Sunday, January 08, 2012

It came for me



'It's Guy Fawkes, Jim, but not as we know it, er, him' by Pants


I was just sitting there thinking ... I would rather go blind, than to see another Larrikin's End fireworks display. And then Barney shoved one of his fine vodkamisus in my free hand and, frankly, I don't remember much after that.

There was a boat involved. I think it was called the Poseidon? Maybe it was the Pontus. I remember it was one of the Greek nautical gods. I survived the experience, so maybe it was the latter. Barney vanished in a vodka vapour with a view to simultaneously appearing in all 2,011 of his Goblet of Fire venues at the stroke of midnight - I've given up wondering how he does that.

I remember what happened now. The commotion of Barney's departure alerted my lovely neighbour Ren. After we'd put out the fire, she invited me to a barbecue on her brother's boat. She didn't want me to be alone, for obvious reasons. The saying, 'fight fire with fire' must have originated in Australia because they've no sooner put out one than they're itching to start another.

I took some homemade lentil burgers I happened to have in the freezer to a barbecue on a boat in Australia, on New Year's Eve. It is a measure of the fine breeding of my hosts that I wasn't bludgeoned to death and thrown on the barbie myself, or fed to the sharks. My hosts, of course, served the finest shark'n'neeps to be found in Larrikin's End. The smell was extraordinary, but I just can't bear the thought of how cruelly neeps are killed these days, and I couldn't eat them.

Ren, after several glasses of Barney's special 2o11 vintage Russo-Barnique, became rather more animated than usual. That does tend to happen with Barney's top-of-the-range poisons. Anyway, she told me the story of the boat we were on. It had been a fishing trawler catching whiting and morwong. When her father and brother ran it, they'd used nets that trawled several feet above the sea floor, which they knew to be ecologically responsible. She told me that her late father was vehemently opposed to the destructive practice of bottom trawling. The old timers knew a thing or two about so-called sustainable fishing.

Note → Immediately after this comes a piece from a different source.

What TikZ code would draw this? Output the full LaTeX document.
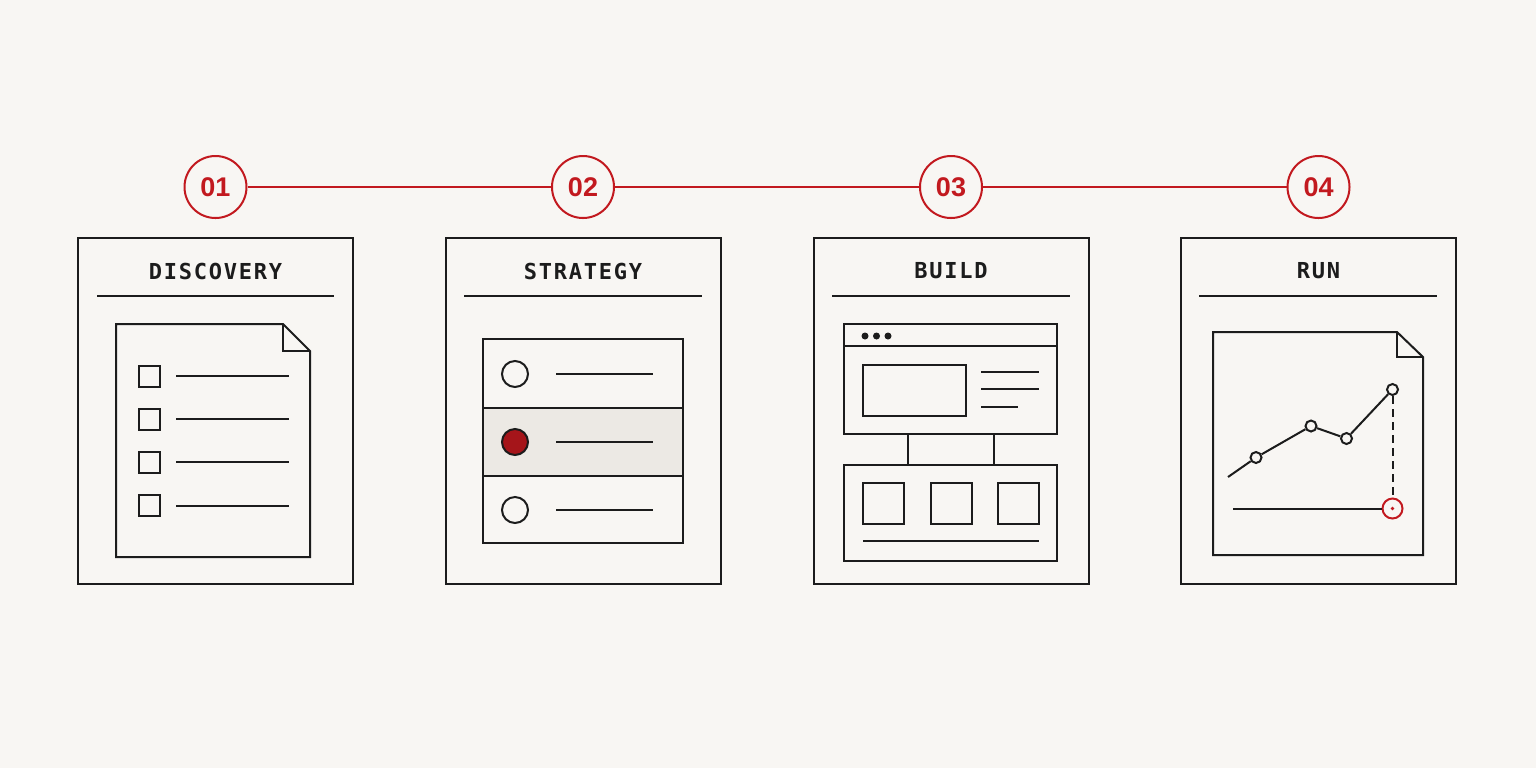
\documentclass[tikz,border=0pt]{standalone}
\usepackage{fontspec}
\usepackage{tikz}
\newfontfamily\headfont[LetterSpace=8]{DejaVu Sans Mono}
\newfontfamily\numfont{Liberation Sans}
\usetikzlibrary{positioning}
\definecolor{paper}{HTML}{F8F6F3}
\definecolor{ink}{HTML}{1C1C1C}
\definecolor{accent}{HTML}{C2191F}
\definecolor{band}{HTML}{ECE9E4}
\tikzstyle{stepnum}=[circle, draw=accent, fill=paper, line width=1pt, minimum size=31pt, inner sep=0pt, text=accent, font=\numfont\bfseries\fontsize{13.5}{14}\selectfont]
\tikzstyle{link}=[draw=accent, line width=1pt]
\tikzstyle{panel}=[rectangle, draw=ink, line width=1pt, minimum width=137.5pt, minimum height=173pt, inner sep=0pt]
\tikzstyle{heading}=[text=ink, inner sep=0pt, font=\headfont\bfseries\fontsize{11}{12}\selectfont]
\tikzstyle{icon}=[draw=ink, line width=1pt]
\tikzstyle{tick}=[rectangle, draw=ink, line width=1pt, minimum size=10.5pt, inner sep=0pt]
\tikzstyle{radio}=[circle, draw=ink, line width=1pt, minimum size=13pt, inner sep=0pt]
\tikzstyle{pane}=[rectangle, draw=ink, line width=1pt, inner sep=0pt]
\tikzstyle{point}=[circle, draw=ink, fill=paper, line width=1pt, minimum size=5.5pt, inner sep=0pt]
\newcommand{\stepnum}{\node[stepnum]}
\newcommand{\panel}{\node[panel]}

\begin{document}
\begin{tikzpicture}[x=0.5pt, y=-0.5pt]
            \useasboundingbox[fill=paper] (0,0) rectangle (1536,768);
            \stepnum (s1) at (215.5,187) {01};
            \stepnum (s2) at (583,187) {02};
            \stepnum (s3) at (951,187) {03};
            \stepnum (s4) at (1318.5,187) {04};
            \path
                (s1) edge[link] (s2)
                (s2) edge[link] (s3)
                (s3) edge[link] (s4)
            ;
            \panel (p1) at (215.5,411) {};
            \panel (p2) at (583,411) {};
            \panel (p3) at (951,411) {};
            \panel (p4) at (1318.5,411) {};
            \node[heading] (t1) at (215.5,271) {DISCOVERY};
            \node[heading] (t2) at (583,271) {STRATEGY};
            \node[heading] (t3) at (951,271) {BUILD};
            \node[heading] (t4) at (1318.5,271) {RUN};
            \draw[icon] (97,296) -- (334,296);
            \draw[icon] (464,296) -- (702,296);
            \draw[icon] (832,296) -- (1070,296);
            \draw[icon] (1199,296) -- (1437,296);

            \draw[icon] (116,324) -- (283,324) -- (310,351) -- (310,557) -- (116,557) -- cycle;
            \draw[icon] (283,324) -- (283,351) -- (310,351);
            \node[tick] (b1) at (149,376) {};
            \node[tick] (b2) at (149,419) {};
            \node[tick] (b3) at (149,462) {};
            \node[tick] (b4) at (149,505.5) {};
            \draw[icon] (176,376) -- (289,376);
            \draw[icon] (176,419) -- (289,419);
            \draw[icon] (176,462) -- (289,462);
            \draw[icon] (176,505.5) -- (289,505.5);

            \fill[band] (483,408) rectangle (683,476);
            \draw[icon] (483,339) rectangle (683,543);
            \draw[icon] (483,408) -- (683,408);
            \draw[icon] (483,476) -- (683,476);
            \node[radio] (r1) at (515,374) {};
            \node[radio, fill=accent!85!black] (r2) at (515,442) {};
            \node[radio] (r3) at (515,510) {};
            \draw[icon] (556,374) -- (653,374);
            \draw[icon] (556,442) -- (653,442);
            \draw[icon] (556,510) -- (653,510);

            \node[pane, minimum width=106.5pt, minimum height=55pt] (win) at (950.5,379) {};
            \node[pane, minimum width=106.5pt, minimum height=48pt] (base) at (950.5,513) {};
            \draw[icon] (844,346) -- (1057,346);
            \fill[ink] (865,336) circle (3.5) (876.5,336) circle (3.5) (888,336) circle (3.5);
            \node[pane, minimum width=51.5pt, minimum height=25.5pt] (shot) at (914.5,390.5) {};
            \draw[icon] (981,372) -- (1039,372);
            \draw[icon] (981,389) -- (1039,389);
            \draw[icon] (981,407) -- (1018,407);
            \path
                ([xshift=-21.5pt]win.south) edge[icon] ([xshift=-21.5pt]base.north)
                ([xshift=21.5pt]win.south) edge[icon] ([xshift=21.5pt]base.north)
            ;
            \node[pane, minimum size=20.5pt] (m1) at (883.5,503.5) {};
            \node[pane, minimum size=20.5pt] (m2) at (951,503.5) {};
            \node[pane, minimum size=20.5pt] (m3) at (1018,503.5) {};
            \draw[icon] (863,541) -- (1039,541);

            \draw[icon] (1213,332) -- (1397,332) -- (1423,357) -- (1423,555) -- (1213,555) -- cycle;
            \draw[icon] (1397,332) -- (1397,357) -- (1423,357);
            \coordinate (q0) at (1228,477);
            \node[point] (q1) at (1256,457.5) {};
            \node[point] (q2) at (1311,426) {};
            \node[point] (q3) at (1346.5,438.5) {};
            \node[point] (q4) at (1392.5,389.5) {};
            \node[circle, draw=accent, line width=1pt, minimum size=10pt, inner sep=0pt] (goal) at (1392.5,508.5) {};
            \fill[accent] (goal) circle (1.8);
            \coordinate (g0) at (1233,508.5);
            \path
                (q0) edge[icon] (q1)
                (q1) edge[icon] (q2)
                (q2) edge[icon] (q3)
                (q3) edge[icon] (q4)
                (q4) edge[icon, dash pattern=on 4pt off 2.5pt] (goal)
                (g0) edge[icon] (goal)
            ;
        \end{tikzpicture}
\end{document}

These days, Ren's brother runs the vessel as a leisure boat. It was an insanely pleasurable evening as we puttered about Lake Larrikin while the barbecue moaned about the indignity of having to grill my lentil burgers. The other guests, who incongruously comprised only middle-aged, divorced dads and their teenage daughters, occupied their time negotiating facebook access and trying to convince each other to either drink less or eat more.

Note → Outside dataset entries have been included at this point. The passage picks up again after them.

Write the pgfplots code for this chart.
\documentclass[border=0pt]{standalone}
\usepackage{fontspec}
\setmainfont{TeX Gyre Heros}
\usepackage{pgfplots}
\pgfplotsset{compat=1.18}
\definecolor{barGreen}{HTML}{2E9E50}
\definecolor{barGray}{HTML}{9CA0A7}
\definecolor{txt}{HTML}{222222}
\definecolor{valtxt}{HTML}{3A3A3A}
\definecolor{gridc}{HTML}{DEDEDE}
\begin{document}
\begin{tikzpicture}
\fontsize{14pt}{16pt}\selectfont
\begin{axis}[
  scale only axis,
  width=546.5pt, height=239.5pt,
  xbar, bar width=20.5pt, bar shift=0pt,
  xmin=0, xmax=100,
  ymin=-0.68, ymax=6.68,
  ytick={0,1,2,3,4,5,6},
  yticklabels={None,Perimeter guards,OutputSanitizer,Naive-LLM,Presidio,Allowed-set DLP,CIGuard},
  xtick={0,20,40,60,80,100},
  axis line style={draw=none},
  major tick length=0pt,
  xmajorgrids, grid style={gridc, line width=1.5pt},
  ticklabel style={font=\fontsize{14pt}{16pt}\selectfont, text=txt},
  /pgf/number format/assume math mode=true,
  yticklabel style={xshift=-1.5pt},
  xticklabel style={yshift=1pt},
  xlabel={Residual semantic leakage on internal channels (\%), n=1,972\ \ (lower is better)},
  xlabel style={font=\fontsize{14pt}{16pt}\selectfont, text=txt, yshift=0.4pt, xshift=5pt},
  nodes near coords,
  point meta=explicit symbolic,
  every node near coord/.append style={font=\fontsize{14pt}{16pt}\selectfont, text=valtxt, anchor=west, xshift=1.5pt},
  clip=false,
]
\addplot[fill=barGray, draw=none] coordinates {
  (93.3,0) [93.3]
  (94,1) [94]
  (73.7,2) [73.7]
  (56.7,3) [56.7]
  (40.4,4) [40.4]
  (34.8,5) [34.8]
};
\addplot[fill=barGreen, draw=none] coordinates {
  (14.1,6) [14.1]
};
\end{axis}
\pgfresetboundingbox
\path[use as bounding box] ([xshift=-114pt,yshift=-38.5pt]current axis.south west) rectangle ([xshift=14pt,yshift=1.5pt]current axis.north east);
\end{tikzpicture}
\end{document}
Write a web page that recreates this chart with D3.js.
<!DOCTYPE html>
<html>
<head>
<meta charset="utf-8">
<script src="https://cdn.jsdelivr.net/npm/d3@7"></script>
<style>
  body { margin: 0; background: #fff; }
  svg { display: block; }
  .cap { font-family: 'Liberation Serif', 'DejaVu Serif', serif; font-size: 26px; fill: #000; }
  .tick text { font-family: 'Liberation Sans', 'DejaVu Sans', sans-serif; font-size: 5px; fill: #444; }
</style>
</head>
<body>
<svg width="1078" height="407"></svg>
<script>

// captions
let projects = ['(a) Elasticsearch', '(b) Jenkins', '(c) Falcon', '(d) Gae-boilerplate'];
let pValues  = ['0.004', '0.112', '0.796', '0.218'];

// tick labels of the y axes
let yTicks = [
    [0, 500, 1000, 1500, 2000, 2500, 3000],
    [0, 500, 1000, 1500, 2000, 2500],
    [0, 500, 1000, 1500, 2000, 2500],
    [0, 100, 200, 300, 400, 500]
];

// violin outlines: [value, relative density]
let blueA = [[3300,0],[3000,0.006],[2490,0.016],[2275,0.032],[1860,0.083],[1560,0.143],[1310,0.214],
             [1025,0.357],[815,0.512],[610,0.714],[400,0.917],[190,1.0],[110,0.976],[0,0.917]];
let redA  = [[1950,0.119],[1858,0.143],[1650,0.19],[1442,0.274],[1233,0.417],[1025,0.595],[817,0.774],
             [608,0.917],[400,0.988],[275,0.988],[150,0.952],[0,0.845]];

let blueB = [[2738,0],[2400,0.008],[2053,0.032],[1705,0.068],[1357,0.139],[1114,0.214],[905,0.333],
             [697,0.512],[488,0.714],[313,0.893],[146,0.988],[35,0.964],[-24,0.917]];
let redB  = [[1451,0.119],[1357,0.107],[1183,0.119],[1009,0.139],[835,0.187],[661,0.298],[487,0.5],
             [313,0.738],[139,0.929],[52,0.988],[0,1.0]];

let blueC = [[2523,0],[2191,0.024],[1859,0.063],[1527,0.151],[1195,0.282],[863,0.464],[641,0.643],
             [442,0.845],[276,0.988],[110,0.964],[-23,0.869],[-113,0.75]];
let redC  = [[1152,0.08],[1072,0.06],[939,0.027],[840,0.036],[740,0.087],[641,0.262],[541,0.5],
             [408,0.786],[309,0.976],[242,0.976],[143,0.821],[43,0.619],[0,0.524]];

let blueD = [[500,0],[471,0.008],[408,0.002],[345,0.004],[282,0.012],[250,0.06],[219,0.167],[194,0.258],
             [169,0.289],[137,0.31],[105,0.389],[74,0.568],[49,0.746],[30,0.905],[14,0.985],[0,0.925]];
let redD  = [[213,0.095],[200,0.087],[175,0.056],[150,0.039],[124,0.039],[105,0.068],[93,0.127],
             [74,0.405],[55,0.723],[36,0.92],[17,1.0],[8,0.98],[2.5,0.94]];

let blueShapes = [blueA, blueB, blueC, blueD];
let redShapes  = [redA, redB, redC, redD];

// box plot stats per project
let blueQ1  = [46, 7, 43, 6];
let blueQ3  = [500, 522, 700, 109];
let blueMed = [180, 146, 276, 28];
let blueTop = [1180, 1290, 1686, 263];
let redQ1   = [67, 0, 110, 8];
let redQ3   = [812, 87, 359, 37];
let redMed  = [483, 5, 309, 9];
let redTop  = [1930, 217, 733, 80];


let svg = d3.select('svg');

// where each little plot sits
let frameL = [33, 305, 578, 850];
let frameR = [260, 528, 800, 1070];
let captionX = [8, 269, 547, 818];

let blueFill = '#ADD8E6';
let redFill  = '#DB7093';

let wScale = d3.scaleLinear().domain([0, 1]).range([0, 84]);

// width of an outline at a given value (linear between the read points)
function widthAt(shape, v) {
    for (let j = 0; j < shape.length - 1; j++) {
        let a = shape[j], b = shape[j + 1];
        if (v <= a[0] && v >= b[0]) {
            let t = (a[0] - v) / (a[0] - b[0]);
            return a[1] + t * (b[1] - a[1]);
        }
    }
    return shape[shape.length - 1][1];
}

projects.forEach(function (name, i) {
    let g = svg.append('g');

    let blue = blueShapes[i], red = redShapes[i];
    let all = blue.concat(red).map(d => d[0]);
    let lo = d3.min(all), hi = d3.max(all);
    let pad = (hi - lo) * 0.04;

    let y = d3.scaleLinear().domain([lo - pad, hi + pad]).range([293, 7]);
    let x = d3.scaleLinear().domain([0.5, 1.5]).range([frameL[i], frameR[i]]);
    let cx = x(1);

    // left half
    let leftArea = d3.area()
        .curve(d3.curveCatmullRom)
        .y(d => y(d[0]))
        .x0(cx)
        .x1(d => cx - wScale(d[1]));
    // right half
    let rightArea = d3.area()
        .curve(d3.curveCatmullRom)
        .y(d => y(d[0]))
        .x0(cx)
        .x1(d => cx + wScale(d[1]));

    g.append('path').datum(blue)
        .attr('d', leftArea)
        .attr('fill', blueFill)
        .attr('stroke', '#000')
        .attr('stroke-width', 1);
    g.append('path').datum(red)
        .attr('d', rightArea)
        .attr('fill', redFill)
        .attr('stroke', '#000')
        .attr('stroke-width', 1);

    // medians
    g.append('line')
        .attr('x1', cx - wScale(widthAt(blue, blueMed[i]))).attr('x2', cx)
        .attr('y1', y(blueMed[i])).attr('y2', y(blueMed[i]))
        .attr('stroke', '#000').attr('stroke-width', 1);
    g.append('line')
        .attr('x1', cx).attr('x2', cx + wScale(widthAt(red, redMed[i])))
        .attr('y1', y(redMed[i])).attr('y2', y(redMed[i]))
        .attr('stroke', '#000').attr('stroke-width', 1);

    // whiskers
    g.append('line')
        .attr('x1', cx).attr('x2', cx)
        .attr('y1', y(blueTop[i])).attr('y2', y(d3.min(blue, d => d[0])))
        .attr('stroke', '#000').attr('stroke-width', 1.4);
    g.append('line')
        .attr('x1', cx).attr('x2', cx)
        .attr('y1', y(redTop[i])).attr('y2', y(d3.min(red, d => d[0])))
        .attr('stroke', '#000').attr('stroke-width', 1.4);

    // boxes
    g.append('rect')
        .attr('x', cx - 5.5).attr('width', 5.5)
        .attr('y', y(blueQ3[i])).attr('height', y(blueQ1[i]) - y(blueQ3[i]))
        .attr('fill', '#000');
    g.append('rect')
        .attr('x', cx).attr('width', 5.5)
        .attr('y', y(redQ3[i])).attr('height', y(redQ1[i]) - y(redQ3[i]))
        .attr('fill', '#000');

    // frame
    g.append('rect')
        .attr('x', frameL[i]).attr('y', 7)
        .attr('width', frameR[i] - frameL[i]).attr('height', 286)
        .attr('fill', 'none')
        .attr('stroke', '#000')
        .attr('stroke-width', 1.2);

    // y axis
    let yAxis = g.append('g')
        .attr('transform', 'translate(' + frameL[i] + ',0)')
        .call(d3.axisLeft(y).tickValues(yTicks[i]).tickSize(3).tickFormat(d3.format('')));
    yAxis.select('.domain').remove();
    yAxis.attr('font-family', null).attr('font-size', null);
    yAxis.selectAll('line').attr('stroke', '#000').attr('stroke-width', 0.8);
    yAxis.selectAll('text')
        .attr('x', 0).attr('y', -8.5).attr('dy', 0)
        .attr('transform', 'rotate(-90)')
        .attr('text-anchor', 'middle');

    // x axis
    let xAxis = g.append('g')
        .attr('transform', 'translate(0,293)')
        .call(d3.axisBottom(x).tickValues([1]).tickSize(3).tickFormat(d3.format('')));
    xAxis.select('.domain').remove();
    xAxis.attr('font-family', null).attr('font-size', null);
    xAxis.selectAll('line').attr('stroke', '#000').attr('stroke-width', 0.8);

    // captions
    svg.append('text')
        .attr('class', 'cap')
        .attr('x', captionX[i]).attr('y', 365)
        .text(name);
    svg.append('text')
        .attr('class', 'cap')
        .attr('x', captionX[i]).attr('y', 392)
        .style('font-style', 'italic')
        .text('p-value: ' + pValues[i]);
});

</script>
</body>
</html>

I couldn't work out at first how this strange cohort could have come together. Then my canny friend Ann O'Dyne filled me in. She'd deduced that the mothers had already booked themselves into New Year's Eve parties, knowing that they'd be able to celebrate free from prying junior eyes. Having nabbed the offspring for the premium family event of Christmas Day, when the major and most memorable pay-off comes to the kids, they leave the dads with the lame-duck event of New Year's Eve. What's in it for kids? No presents - only the responsibility of having to sweat over a parent who is likely to want to get seriously pissed, because it may be the only time in the year when it's possible to do that with other like-minded souls. Now that is sad.

By the time it got to midnight, Barney's largesse had gotten the better of even Pants, who ought to know better after all these years of dealing with the devious little voligarch. You'll have guessed by now that the vodkamisu had more than a little something to do with it. Barney had prepared a special batch, which he assured me was child friendly. It was child friendly in the Timothy Leary sense of the expression. None of us can accurately recall what happened after we'd consumed Barney's special dessert. I think we can safely say, however, that the abandoning mothers might find themselves trumped in future years by the notoriously unreliable vodkamisu flashback, which tends to represent events in a much more rosy light than a standard memory might recall them.

We all agreed that the Larrikin's End fireworks display was the best ever. We differed significantly on how long it had lasted. A couple of participants insist it's still going on, even as I write. I wish the dear man whose wife left him for a Thai cosmetic surgeon and his very lovely teenage daughter, would abandon the gum tree outside my house. He has taken on the persona of John Donne and persistently intones,

'and to 'scape stormy days, I choose an everlasting night'


while the daughter's pitched herself in the Longfellow camp, crying constantly,

'O father! I see a gleaming light, O say, what may it be?'

Oh, sorry innocent country people. Flashbacks - probably not something you've ever had to deal with before. Try to look on the, er, bright side. Plenty of people have made money out of documenting their psychosis.

I know Barney is a menace. But who can stop him now?